Wie recht, das erlebe ich einige Zeit später, denn der Himmel zieht sich immer mehr zu. Zum Glück habe ich mich für den Umweg nach Galena entschieden, anstatt direkt zurück nach Chicago zu fahren. So hatte ich den ganzen Tag tolles Wetter und angenehme Temperaturen.
Auf dem Weg zum Hotel halte ich noch an den Premium Outlets in Aurora, um mich etwas in den Geschäften umzuschauen.
Am Abend bin ich schließlich wieder dort angekommen, wo meine Reise vor mehr als zwei Wochen begonnen hat, in Chicago. Mein Hotel für die letzte Nacht habe ich im schönen Vorort Bloomington reserviert. Das Hilton hier ist allerdings etwas eigenartig. Es liegt in einer schönen Wohngegend, sieht selbst aber etwas düster aus. Ach ja, das Wetter ist übrigens auch nicht so toll, der bedeckte Himmel hat sich bewahrheitet und ich bin froh, so einen tollen Tag in Galena verbracht zu haben.

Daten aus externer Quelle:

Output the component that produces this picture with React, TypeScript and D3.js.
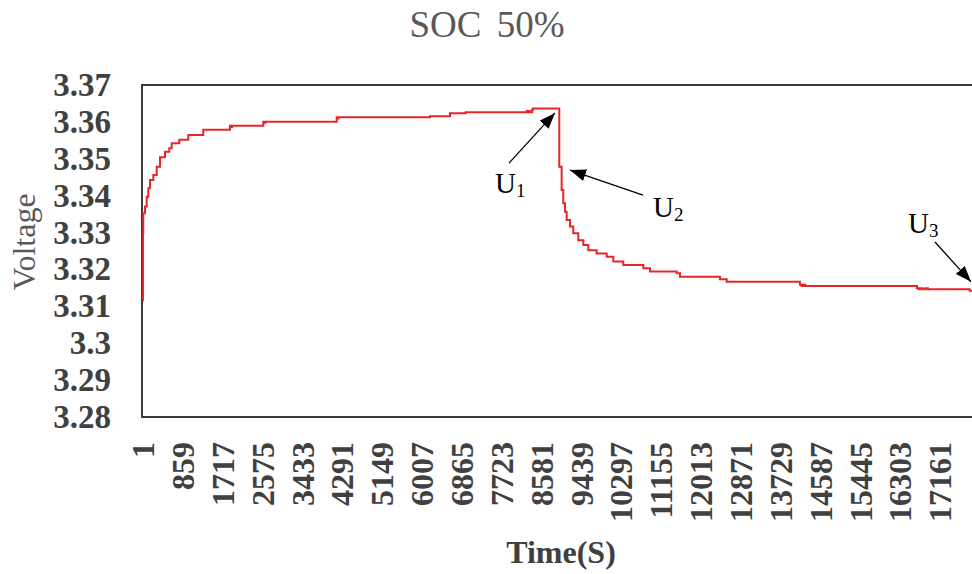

Innen ist das Hotel dann recht imposant, könnte allerdings hier und da schon eine Renovierung vertragen. Die Lobby, inklusive Wasserfall und gläserner Fahrstühle, ist aber schon recht nett angelegt.
Mein Zimmer befindet sich in der obersten Etage und hat eine kuppelförmige Decke, wodurch es größer erscheint als es ist. Auch wenn die Möbel schon etwas älter sind, gefällt es mir gut und ich fühle mich wohl.
Der Ausblick aus meinem Zimmer ist allerdings etwas trostlos. Einst war hier ein schöner Golfplatz, doch der wurde vor einer Weile geschlossen und das Areal verkauft. Hier soll demnächst eine ganze Siedlung entstehen.
Doch nicht nur das, auch das Hotel gibt es inzwischen so, wie ich es kennengelernt habe, nicht mehr. Es wurde inzwischen umbenannt und die Außenanlagen deutlich verkleinert.
Am Abend fahre ich noch in die Woodfield Mall in Schaumburg, wo sich auch eine Cheesecake Factory befindet, die ich zum Abendessen besuche.
Dann ich dann leider meine Koffer packen, denn morgen steht der Rückflug an, auch wenn ich vorher noch einen ganzen Tag Zeit habe.